WHAT YOU WILL DO ▸ Among the records that follow, find the line with "Write the matplotlib code for this chart." and the line with "W, H = 1240, 640". Set down those lines and all lines between them exactly, without adding anything.

[Entries with chart source code]

================

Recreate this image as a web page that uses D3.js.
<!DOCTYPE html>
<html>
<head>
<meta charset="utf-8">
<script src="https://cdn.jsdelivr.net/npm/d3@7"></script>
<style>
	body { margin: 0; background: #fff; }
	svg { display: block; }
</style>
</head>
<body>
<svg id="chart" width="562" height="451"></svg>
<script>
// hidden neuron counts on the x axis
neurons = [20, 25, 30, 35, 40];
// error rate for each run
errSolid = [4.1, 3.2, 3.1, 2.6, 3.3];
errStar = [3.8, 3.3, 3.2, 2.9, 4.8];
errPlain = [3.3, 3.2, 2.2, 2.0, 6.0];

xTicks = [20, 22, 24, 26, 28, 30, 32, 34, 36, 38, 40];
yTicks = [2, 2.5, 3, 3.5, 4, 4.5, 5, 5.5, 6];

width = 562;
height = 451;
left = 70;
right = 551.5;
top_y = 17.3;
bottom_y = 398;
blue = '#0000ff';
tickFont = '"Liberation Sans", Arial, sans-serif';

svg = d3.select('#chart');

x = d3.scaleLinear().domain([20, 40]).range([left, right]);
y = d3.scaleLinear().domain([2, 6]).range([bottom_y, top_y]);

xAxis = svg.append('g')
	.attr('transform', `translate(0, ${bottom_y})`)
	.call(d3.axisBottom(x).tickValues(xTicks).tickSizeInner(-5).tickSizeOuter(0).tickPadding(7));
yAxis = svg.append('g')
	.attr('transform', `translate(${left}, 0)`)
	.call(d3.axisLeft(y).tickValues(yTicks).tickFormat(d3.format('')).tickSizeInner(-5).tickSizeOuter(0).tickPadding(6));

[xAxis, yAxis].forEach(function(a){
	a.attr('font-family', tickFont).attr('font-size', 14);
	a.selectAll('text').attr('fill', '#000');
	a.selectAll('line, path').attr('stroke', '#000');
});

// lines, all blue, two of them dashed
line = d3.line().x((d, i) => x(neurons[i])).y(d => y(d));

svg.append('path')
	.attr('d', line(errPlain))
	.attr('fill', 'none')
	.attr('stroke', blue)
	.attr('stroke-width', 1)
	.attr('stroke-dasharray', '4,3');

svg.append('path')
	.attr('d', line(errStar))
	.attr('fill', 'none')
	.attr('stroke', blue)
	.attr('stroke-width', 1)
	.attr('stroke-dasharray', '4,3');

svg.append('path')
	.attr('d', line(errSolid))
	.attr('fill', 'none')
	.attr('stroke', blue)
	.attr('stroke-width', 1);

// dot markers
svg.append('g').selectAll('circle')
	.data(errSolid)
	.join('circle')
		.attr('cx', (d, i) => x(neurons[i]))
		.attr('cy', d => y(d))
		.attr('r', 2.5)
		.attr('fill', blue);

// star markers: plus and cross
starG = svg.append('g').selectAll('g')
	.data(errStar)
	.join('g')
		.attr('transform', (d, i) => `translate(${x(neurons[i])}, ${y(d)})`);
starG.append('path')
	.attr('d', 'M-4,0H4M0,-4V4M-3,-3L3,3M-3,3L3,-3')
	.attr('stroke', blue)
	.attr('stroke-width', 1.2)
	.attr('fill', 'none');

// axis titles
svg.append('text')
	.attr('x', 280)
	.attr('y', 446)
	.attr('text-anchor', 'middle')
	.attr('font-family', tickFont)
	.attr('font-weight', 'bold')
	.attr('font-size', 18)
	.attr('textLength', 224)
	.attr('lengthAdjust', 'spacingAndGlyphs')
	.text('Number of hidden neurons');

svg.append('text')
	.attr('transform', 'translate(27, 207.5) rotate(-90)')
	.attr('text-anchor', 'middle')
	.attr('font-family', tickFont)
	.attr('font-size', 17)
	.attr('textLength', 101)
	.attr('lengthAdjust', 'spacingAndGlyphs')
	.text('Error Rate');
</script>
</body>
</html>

================

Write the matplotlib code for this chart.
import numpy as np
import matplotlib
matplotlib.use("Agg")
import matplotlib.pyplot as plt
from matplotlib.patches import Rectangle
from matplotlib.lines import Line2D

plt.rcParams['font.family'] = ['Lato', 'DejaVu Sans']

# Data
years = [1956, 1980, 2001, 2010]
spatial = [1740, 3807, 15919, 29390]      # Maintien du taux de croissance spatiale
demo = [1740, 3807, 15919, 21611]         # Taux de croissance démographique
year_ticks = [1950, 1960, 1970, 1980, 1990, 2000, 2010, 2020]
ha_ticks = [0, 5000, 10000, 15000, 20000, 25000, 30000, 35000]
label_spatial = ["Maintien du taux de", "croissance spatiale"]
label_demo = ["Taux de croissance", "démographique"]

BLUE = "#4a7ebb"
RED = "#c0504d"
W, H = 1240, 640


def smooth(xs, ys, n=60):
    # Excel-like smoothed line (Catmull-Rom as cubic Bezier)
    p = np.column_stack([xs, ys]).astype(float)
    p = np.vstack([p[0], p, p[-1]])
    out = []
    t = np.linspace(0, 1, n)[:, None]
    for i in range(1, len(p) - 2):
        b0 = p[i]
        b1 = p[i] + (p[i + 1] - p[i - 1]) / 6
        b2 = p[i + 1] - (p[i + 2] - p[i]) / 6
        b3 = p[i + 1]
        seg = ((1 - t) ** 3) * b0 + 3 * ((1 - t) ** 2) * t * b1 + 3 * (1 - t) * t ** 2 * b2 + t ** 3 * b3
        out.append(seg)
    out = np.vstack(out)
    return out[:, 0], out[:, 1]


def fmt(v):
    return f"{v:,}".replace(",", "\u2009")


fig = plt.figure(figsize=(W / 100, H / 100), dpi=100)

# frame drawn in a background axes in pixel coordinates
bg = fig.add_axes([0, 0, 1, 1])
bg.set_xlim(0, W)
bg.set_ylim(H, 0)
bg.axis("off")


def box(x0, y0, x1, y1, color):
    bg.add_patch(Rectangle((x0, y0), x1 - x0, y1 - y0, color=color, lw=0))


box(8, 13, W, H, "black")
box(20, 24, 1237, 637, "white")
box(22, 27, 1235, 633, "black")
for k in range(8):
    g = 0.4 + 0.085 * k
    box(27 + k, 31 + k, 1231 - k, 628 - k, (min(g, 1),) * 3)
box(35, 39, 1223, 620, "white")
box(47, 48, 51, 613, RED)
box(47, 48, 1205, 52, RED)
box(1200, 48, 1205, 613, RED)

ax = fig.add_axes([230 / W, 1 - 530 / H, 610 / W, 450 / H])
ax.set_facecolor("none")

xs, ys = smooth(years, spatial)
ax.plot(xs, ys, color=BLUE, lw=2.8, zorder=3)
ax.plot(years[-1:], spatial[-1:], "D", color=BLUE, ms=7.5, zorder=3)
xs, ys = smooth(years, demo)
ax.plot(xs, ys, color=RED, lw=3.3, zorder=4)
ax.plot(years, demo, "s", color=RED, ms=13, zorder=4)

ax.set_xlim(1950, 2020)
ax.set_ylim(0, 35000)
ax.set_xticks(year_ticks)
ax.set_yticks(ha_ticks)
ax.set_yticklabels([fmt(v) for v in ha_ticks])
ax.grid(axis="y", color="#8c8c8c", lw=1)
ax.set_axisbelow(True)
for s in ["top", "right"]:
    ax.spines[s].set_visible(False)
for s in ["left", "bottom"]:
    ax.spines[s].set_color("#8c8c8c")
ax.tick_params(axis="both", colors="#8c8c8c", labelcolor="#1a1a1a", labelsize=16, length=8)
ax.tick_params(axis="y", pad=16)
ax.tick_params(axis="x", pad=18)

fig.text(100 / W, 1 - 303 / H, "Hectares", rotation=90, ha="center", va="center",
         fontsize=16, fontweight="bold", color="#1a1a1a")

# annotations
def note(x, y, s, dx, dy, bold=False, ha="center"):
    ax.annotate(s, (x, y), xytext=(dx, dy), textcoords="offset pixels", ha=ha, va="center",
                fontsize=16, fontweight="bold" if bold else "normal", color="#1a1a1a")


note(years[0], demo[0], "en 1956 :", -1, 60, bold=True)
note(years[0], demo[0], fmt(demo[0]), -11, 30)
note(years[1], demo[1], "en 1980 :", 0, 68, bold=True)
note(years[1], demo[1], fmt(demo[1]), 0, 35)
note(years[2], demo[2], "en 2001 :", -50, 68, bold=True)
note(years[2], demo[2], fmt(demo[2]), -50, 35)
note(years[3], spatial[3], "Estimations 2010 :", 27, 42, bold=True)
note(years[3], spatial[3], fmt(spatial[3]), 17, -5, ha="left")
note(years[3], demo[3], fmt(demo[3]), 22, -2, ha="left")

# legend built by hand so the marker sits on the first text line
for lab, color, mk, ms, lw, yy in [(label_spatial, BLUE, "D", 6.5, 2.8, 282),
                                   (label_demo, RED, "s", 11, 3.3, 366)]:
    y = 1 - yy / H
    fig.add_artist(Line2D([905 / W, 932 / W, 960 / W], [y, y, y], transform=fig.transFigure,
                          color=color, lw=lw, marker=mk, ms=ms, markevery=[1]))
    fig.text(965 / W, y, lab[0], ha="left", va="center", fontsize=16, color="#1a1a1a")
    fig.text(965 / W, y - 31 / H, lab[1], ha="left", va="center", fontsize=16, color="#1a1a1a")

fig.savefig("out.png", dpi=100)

================

TASK SOLUTION ▸
Write the matplotlib code for this chart.
import numpy as np
import matplotlib
matplotlib.use("Agg")
import matplotlib.pyplot as plt
from matplotlib.patches import Rectangle
from matplotlib.lines import Line2D

plt.rcParams['font.family'] = ['Lato', 'DejaVu Sans']

# Data
years = [1956, 1980, 2001, 2010]
spatial = [1740, 3807, 15919, 29390]      # Maintien du taux de croissance spatiale
demo = [1740, 3807, 15919, 21611]         # Taux de croissance démographique
year_ticks = [1950, 1960, 1970, 1980, 1990, 2000, 2010, 2020]
ha_ticks = [0, 5000, 10000, 15000, 20000, 25000, 30000, 35000]
label_spatial = ["Maintien du taux de", "croissance spatiale"]
label_demo = ["Taux de croissance", "démographique"]

BLUE = "#4a7ebb"
RED = "#c0504d"
W, H = 1240, 640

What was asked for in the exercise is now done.